Stage 8: fully autonomous, trustless ad networks
This is the horizon. Campaigns that run themselves across decentralised infrastructure. Buyers and sellers transact directly through intelligent protocols. Learning persists. Trust is enforced by code. Intermediaries stop extracting rent simply for sitting in the middle.
Few organisations are here yet, but the direction of travel is clear.
The uncomfortable truth
Much of what is marketed today as “AI-powered ad tech” is still Stage 3 with better branding. Smarter bidding is valuable, but it is no longer the frontier.
The frontier is orchestration.
How do you coordinate fraud prevention, quality assurance, pricing and delivery at the same time? How do you stop intelligent systems from cancelling each other out? How do you create infrastructure that does not require blind trust in a walled garden? These are not surface-level product questions. They are architectural ones.
Automation, trust and people There is also a quieter tension running beneath this shift. In large organisations, automation is often introduced under cost pressure. Efficiency becomes the headline. Job security becomes the subtext. The result is caution.

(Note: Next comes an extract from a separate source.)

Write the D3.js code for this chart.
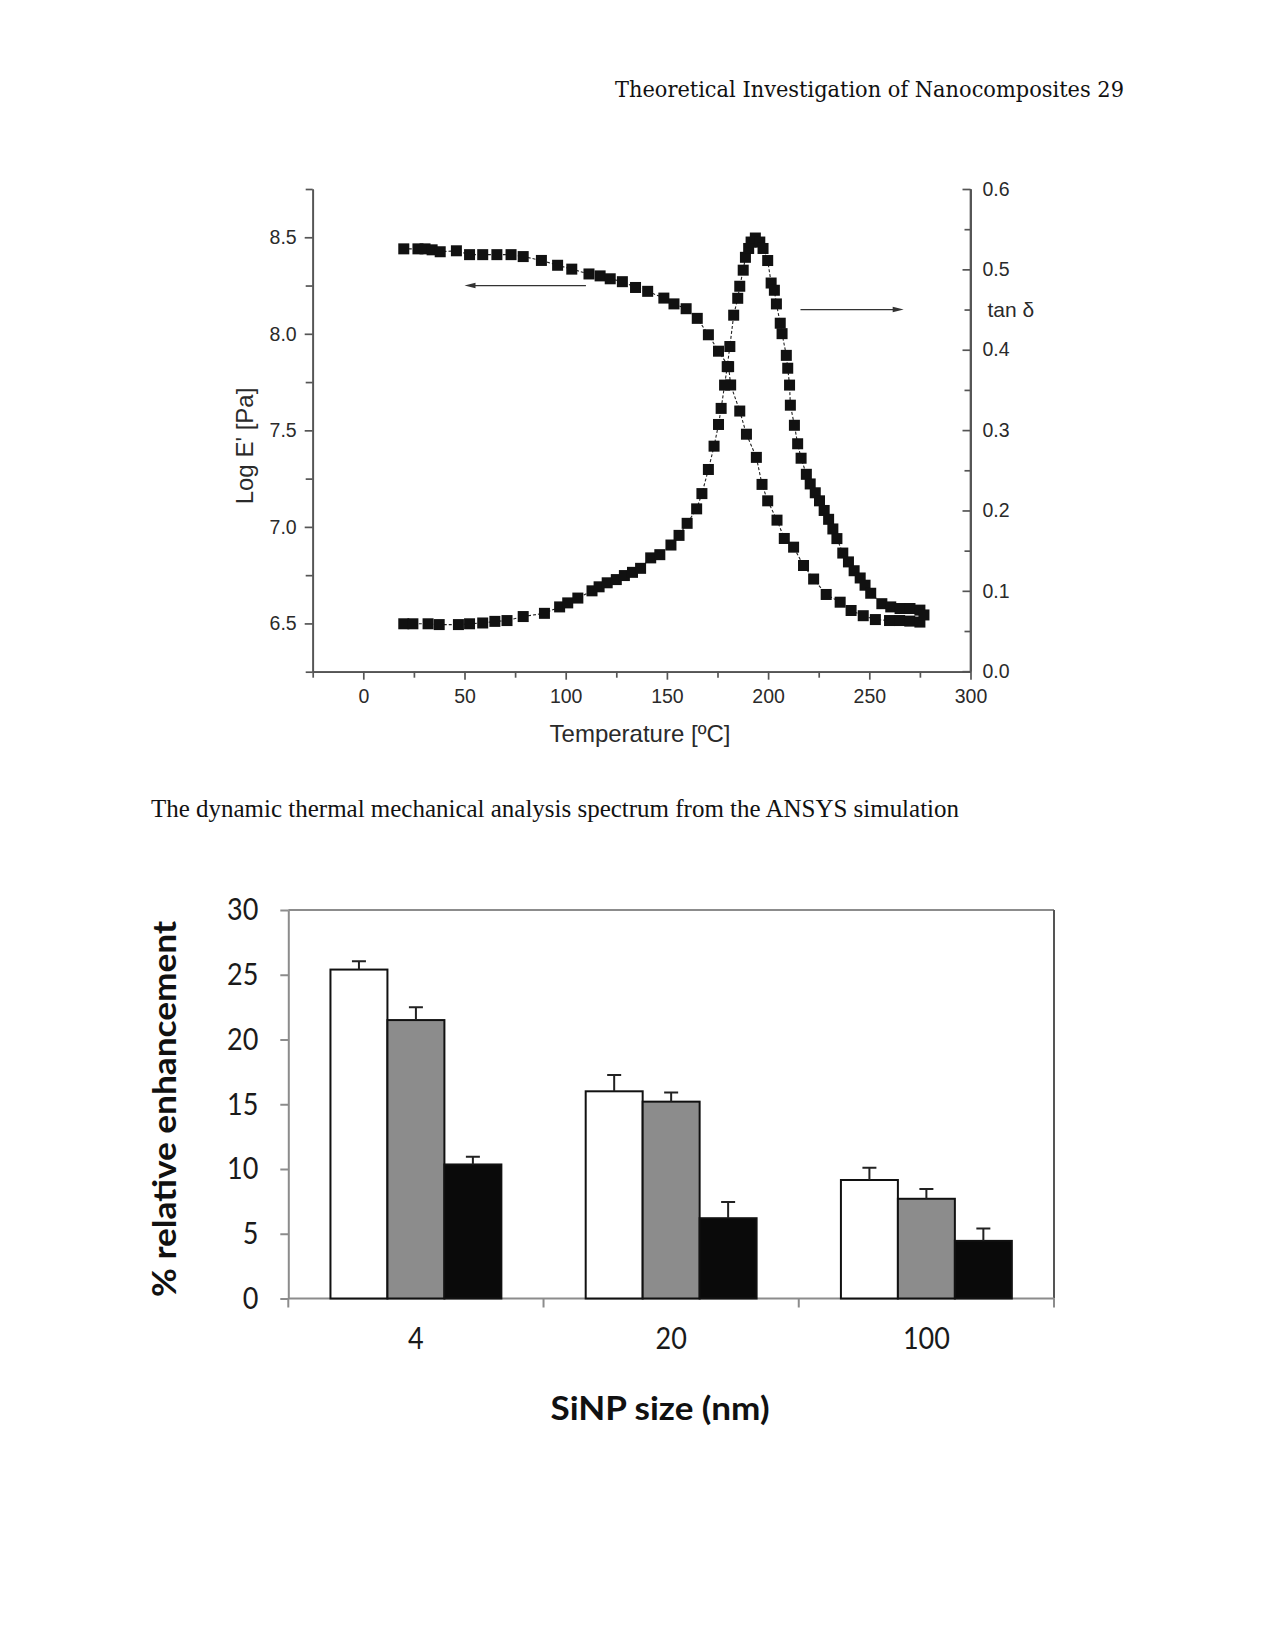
<!DOCTYPE html>
<html><head><meta charset="utf-8">
<script src="https://cdn.jsdelivr.net/npm/d3@7"></script>
<style>body{margin:0;background:#fff}svg{display:block}</style>
</head><body>
<script>
// ---------- DATA ----------
const tempE = [20,27,30.5,34,38,46,52.5,59,66,73,79,88,96,103,111.5,117,122,128,134.5,140.5,148.5,153.5,159.5,165,170.5,175.5,180.5,181.5,186,189.3,194.2,197,199.8,204.4,208,212.6,217.5,222.5,228.7,235.6,241,247,253,260,265,270,275];
const logE = [8.44,8.44,8.44,8.435,8.425,8.43,8.41,8.41,8.41,8.41,8.40,8.38,8.355,8.335,8.31,8.30,8.285,8.27,8.24,8.22,8.185,8.155,8.13,8.08,7.995,7.91,7.83,7.735,7.60,7.48,7.36,7.22,7.135,7.035,6.94,6.895,6.80,6.73,6.65,6.61,6.567,6.54,6.52,6.515,6.515,6.512,6.507];
const tempTan = [20,24.5,32,37.5,47,52.5,59,65,71,79,89.5,97,101,106,113,116.5,120.5,125,129,133,137,142,146.5,152,156,160,164.7,167.3,170.5,173.3,175.5,176.8,178.5,179.8,181.1,183,185,186,187.7,188.8,190.4,191.6,193.7,195.9,197.5,199.8,201.5,203.1,204.1,206,206.9,209,209.7,210.6,211,213,214.6,216.3,218.9,220.8,223.3,225.4,227.7,229.9,232,234,236.9,239.7,242.5,245.5,247.9,250.7,256.2,260.6,265.2,270.1,275,277];
const tanDelta = [0.059,0.059,0.059,0.058,0.058,0.059,0.060,0.062,0.063,0.068,0.072,0.080,0.085,0.091,0.100,0.105,0.110,0.114,0.119,0.123,0.128,0.141,0.145,0.157,0.169,0.184,0.202,0.221,0.251,0.280,0.307,0.327,0.356,0.379,0.404,0.443,0.464,0.479,0.499,0.515,0.526,0.534,0.539,0.534,0.526,0.511,0.483,0.474,0.457,0.433,0.420,0.393,0.377,0.356,0.331,0.306,0.283,0.265,0.245,0.233,0.222,0.212,0.200,0.189,0.177,0.165,0.147,0.136,0.125,0.116,0.107,0.097,0.084,0.080,0.078,0.078,0.076,0.070];
const tempTicks = [0,50,100,150,200,250,300];
const tempMinor = [-25,25,75,125,175,225,275];
const logETicks = [6.5,7.0,7.5,8.0,8.5];
const logEMinor = [6.25,6.75,7.25,7.75,8.25,8.75];
const tanTicks = [0,0.1,0.2,0.3,0.4,0.5,0.6];
const tanMinor = [0.05,0.15,0.25,0.35,0.45,0.55];
const arrowLeft = {from:110, to:50, value:8.25};     // points to log E' axis
const arrowRight = {from:216, to:267, value:0.45};  // points to tan δ axis

const sizes = ["4","20","100"];
const seriesNames = ["s1","s2","s3"];
const valuesS1 = [25.4, 16.0, 9.15];
const valuesS2 = [21.5, 15.2, 7.7];
const valuesS3 = [10.35, 6.2, 4.45];
const errS1 = [0.65, 1.25, 0.95];
const errS2 = [1.0, 0.7, 0.75];
const errS3 = [0.6, 1.25, 0.95];
const enhTicks = [0,5,10,15,20,25,30];

const headerText = "Theoretical Investigation of Nanocomposites 29";
const captionText = "The dynamic thermal mechanical analysis spectrum from the ANSYS simulation";

// ---------- PAGE ----------
const W = 1275, H = 1651;
const svg = d3.select("body").append("svg").attr("width", W).attr("height", H);
svg.append("rect").attr("width", W).attr("height", H).attr("fill", "#fff");

svg.append("text").text(headerText)
  .attr("x", 615).attr("y", 97)
  .attr("font-family", "'DejaVu Serif', serif").attr("font-size", 23)
  .attr("textLength", 509).attr("lengthAdjust", "spacingAndGlyphs")
  .attr("fill", "#111");

svg.append("text").text(captionText)
  .attr("x", 151).attr("y", 817)
  .attr("font-family", "'Liberation Serif', 'Times New Roman', serif").attr("font-size", 25)
  .attr("textLength", 808).attr("lengthAdjust", "spacingAndGlyphs")
  .attr("fill", "#111");

// ---------- TOP CHART ----------
const axisCol = "#555", txtCol = "#2a2a2a";
const sans = "'Liberation Sans', Arial, sans-serif";
const x = d3.scaleLinear([-25, 300], [312.7, 970.5]);
const yL = d3.scaleLinear([6.25, 8.75], [671.7, 189]);
const yR = d3.scaleLinear([0, 0.6], [671.2, 189]);
const topG = svg.append("g");

function styleAxis(g){
  g.selectAll("path,line").attr("stroke", axisCol).attr("stroke-width", 1.7);
  g.selectAll("text").attr("font-family", sans).attr("font-size", 19.5).attr("fill", txtCol);
}
topG.append("g").attr("transform", `translate(0,${yL.range()[0]})`)
  .call(d3.axisBottom(x).tickValues(tempTicks).tickFormat(d3.format("d")).tickSize(8).tickPadding(9).tickSizeOuter(0))
  .call(styleAxis);
topG.append("g").attr("transform", `translate(0,${yL.range()[0]})`)
  .call(d3.axisBottom(x).tickValues(tempMinor).tickFormat("").tickSize(6).tickSizeOuter(0))
  .call(styleAxis);
topG.append("g").attr("transform", `translate(${x.range()[0]},0)`)
  .call(d3.axisLeft(yL).tickValues(logETicks).tickFormat(d3.format(".1f")).tickSize(8).tickPadding(8).tickSizeOuter(0))
  .call(styleAxis);
topG.append("g").attr("transform", `translate(${x.range()[0]},0)`)
  .call(d3.axisLeft(yL).tickValues(logEMinor).tickFormat("").tickSize(7).tickSizeOuter(0))
  .call(styleAxis);
topG.append("g").attr("transform", `translate(${x.range()[1]},0)`)
  .call(d3.axisRight(yR).tickValues(tanTicks).tickFormat(d3.format(".1f")).tickSize(-8).tickPadding(12).tickSizeOuter(0))
  .call(styleAxis);
topG.append("g").attr("transform", `translate(${x.range()[1]},0)`)
  .call(d3.axisRight(yR).tickValues(tanMinor).tickFormat("").tickSize(-6).tickSizeOuter(0))
  .call(styleAxis);
topG.append("line").attr("x1", x.range()[1]).attr("x2", x.range()[1])
  .attr("y1", yL.range()[1]).attr("y2", yL.range()[0]).attr("stroke", axisCol).attr("stroke-width", 1.7);

topG.append("text").text("Temperature [ºC]")
  .attr("x", 640).attr("y", 742).attr("text-anchor", "middle")
  .attr("font-family", sans).attr("font-size", 24).attr("fill", txtCol);
topG.append("text").text("Log E' [Pa]")
  .attr("transform", "translate(253,446) rotate(-90)").attr("text-anchor", "middle")
  .attr("font-family", sans).attr("font-size", 24).attr("fill", txtCol);
topG.append("text").text("tan δ")
  .attr("x", x.range()[1] + 17).attr("y", yR(arrowRight.value)).attr("dy", "0.35em")
  .attr("font-family", sans).attr("font-size", 21).attr("fill", txtCol);

const lineE = d3.line().x((d,i)=>x(tempE[i])).y((d,i)=>yL(logE[i]));
const lineT = d3.line().x((d,i)=>x(tempTan[i])).y((d,i)=>yR(tanDelta[i]));
topG.append("path").attr("d", lineE(logE)).attr("fill","none").attr("stroke","#222").attr("stroke-width",1.1).attr("stroke-dasharray","3,2");
topG.append("path").attr("d", lineT(tanDelta)).attr("fill","none").attr("stroke","#222").attr("stroke-width",1.1).attr("stroke-dasharray","3,2");
const ms = 11;
topG.append("g").selectAll("rect").data(logE).join("rect")
  .attr("x",(d,i)=>x(tempE[i])-ms/2).attr("y",d=>yL(d)-ms/2)
  .attr("width",ms).attr("height",ms).attr("fill","#111");
topG.append("g").selectAll("rect").data(tanDelta).join("rect")
  .attr("x",(d,i)=>x(tempTan[i])-ms/2).attr("y",d=>yR(d)-ms/2)
  .attr("width",ms).attr("height",ms).attr("fill","#111");

function arrow(x1, x2, y){
  const dir = Math.sign(x2 - x1);
  topG.append("line").attr("x1", x1).attr("x2", x2 - dir*8).attr("y1", y).attr("y2", y)
    .attr("stroke", "#333").attr("stroke-width", 1.3);
  topG.append("path").attr("d", `M${x2},${y} L${x2 - dir*11},${y-2.8} L${x2 - dir*11},${y+2.8} Z`).attr("fill", "#333");
}
arrow(x(arrowLeft.from), x(arrowLeft.to), yL(arrowLeft.value));
arrow(x(arrowRight.from), x(arrowRight.to), yR(arrowRight.value));

// ---------- BOTTOM CHART ----------
const calib = "Lato, 'Open Sans', sans-serif";
const frameCol = "#8c8c8c";
const xB = d3.scaleBand(sizes, [288.3, 1054]).paddingInner(0).paddingOuter(0);
const xS = d3.scaleBand(seriesNames, [0, xB.bandwidth()]).paddingInner(0).paddingOuter(0.74);
const yB = d3.scaleLinear([0, 30], [1298.5, 910]);
const bot = svg.append("g");
const seriesVals = [valuesS1, valuesS2, valuesS3];
const seriesErr = [errS1, errS2, errS3];
const fills = ["#ffffff", "#8c8c8c", "#0a0a0a"];

const [bx0, bx1] = xB.range(), [by0, by1] = yB.range();
bot.append("line").attr("x1",bx0).attr("x2",bx1).attr("y1",by1).attr("y2",by1).attr("stroke",frameCol).attr("stroke-width",2);
bot.append("line").attr("x1",bx1).attr("x2",bx1).attr("y1",by1).attr("y2",by0).attr("stroke","#555").attr("stroke-width",2);
bot.append("line").attr("x1",bx0).attr("x2",bx1).attr("y1",by0).attr("y2",by0).attr("stroke",frameCol).attr("stroke-width",2);
bot.append("g").selectAll("line").data(sizes.map(s=>xB(s)).concat([bx1])).join("line")
  .attr("x1",d=>d).attr("x2",d=>d).attr("y1",by0).attr("y2",by0+9)
  .attr("stroke",frameCol).attr("stroke-width",2);
bot.append("g").attr("transform",`translate(${bx0},0)`)
  .call(d3.axisLeft(yB).tickValues(enhTicks).tickFormat(d3.format("d")).tickSize(8).tickPadding(22).tickSizeOuter(0))
  .call(g=>{
    g.selectAll("path,line").attr("stroke",frameCol).attr("stroke-width",2);
    g.selectAll("text").attr("font-family",calib).attr("font-size",27).attr("fill","#1a1a1a")
      .attr("transform","scale(1,1.15)");
  });
bot.append("g").selectAll("text").data(sizes).join("text")
  .text(d=>d)
  .attr("transform",d=>`translate(${xB(d)+xB.bandwidth()/2},1349) scale(1,1.15)`)
  .attr("text-anchor","middle")
  .attr("font-family",calib).attr("font-size",27).attr("fill","#1a1a1a");

seriesNames.forEach((s, si) => {
  const g = bot.append("g");
  g.selectAll("rect").data(sizes).join("rect")
    .attr("x", d => xB(d) + xS(s))
    .attr("y", (d,i) => yB(seriesVals[si][i]))
    .attr("width", xS.bandwidth())
    .attr("height", (d,i) => yB(0) - yB(seriesVals[si][i]))
    .attr("fill", fills[si]).attr("stroke", "#111").attr("stroke-width", 2);
  g.selectAll("path.err").data(sizes).join("path").attr("class","err")
    .attr("d", (d,i) => {
      const cx = xB(d) + xS(s) + xS.bandwidth()/2;
      const y0 = yB(seriesVals[si][i]), y1 = yB(seriesVals[si][i] + seriesErr[si][i]);
      return `M${cx},${y0}V${y1}M${cx-7},${y1}H${cx+7}`;
    })
    .attr("fill","none").attr("stroke","#222").attr("stroke-width",2);
});

bot.append("text").text("% relative enhancement")
  .attr("transform", "translate(176,1109) rotate(-90)").attr("text-anchor","middle")
  .attr("font-family",calib).attr("font-weight","bold").attr("font-size",33)
  .attr("textLength",376).attr("lengthAdjust","spacingAndGlyphs").attr("fill","#111");
bot.append("text").text("SiNP size (nm)")
  .attr("transform","translate(660,1420)").attr("text-anchor","middle")
  .attr("font-family",calib).attr("font-weight","bold").attr("font-size",32)
  .attr("textLength",219).attr("lengthAdjust","spacingAndGlyphs").attr("fill","#111");
</script>
</body></html>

The irony is that automation does not remove value. It removes inefficiency.
Ad spend does not disappear. What changes is where friction, opacity and duplication are stripped away, freeing people to focus on judgement, strategy and creativity. That only happens when automation is framed as shared infrastructure, not as a blunt cost-cutting tool.
Understanding the grid
In Tron, the heroes are not the fastest riders. They are the ones who understand the grid. Advertising’s next phase will not be defined by the most aggressive AI agent or the most opaque optimisation loop. It will be defined by systems that work together, where learning compounds, trust is built in, and automation reinforces itself instead of fragmenting.
Most organisations are not behind. Sitting at Stage 3 or 4 still puts you in the mainstream of the industry. But the companies that crack Stages 7 and 8 will define the next decade of digital advertising.
The future is not coming. It is already here. It is just not evenly distributed yet.